Due to travel distances and time restraints, the competition was divided into two pools, the Northern Pool and the Southern Pool, to determine Final Series participants. The Northern Pool (NORTH) was composed of club teams from Football Mid North Coast, North Coast Football, Northern Inland Football and Football Far North Coast. The Southern Pool was split into two further sub-pools, the first (SOUTH) comprising National Premier League and New FM 1st Division club teams and the second (SOUTH-INTER) comprising inter-district club teams from Newcastle Football, Macquarie Football and Hunter Valley Football. Four teams from the Northern pool qualified for the final Series, two teams from the Southern pool (NPL+NEWFM), and two from the Southern inter-district pool (SOUTH-INTER).

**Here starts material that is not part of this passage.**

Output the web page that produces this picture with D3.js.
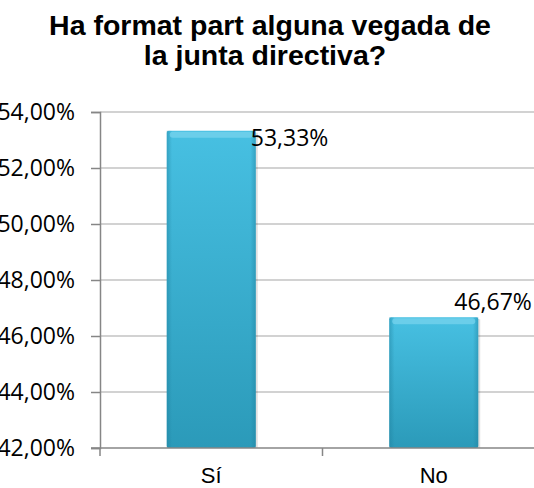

A total of 78 Northern New South Wales teams took part in the State-wide Knockout Competition.

===Schedule===

| Federation | Round | Main date | Number of fixtures | Clubs | New entries this round |
| Northern NSW | Round 1 | 2 March 2014 | 38 + 2 byes | 78 → 40 | 78 |
| Round 2 | 16 March 2014 | 19 + 2 byes | 40 → 21 | none |
| Round 3 | 30 April 2014 | 10 + 1 bye | 21 → 12 | none |
| Round 4 | 21 May 2014 | 3 + 2 byes | 12 → 9 | none |
| Round 5 | 28 May 2014 | 1 + 1 bye | 9 → 8 | none |
| Quarter-finals | 21 June 2014 | 4 | 8 → 4 | none |
| Semi-finals | 22 June 2014 | 2 | 4 → 2 | none |

===First round===
The first round for the Northern Pool took place on 15–16 February 2014. The first round for both the Southern pools was scheduled to be completed by 2 March 2014, although many games were washed out and had to be rescheduled.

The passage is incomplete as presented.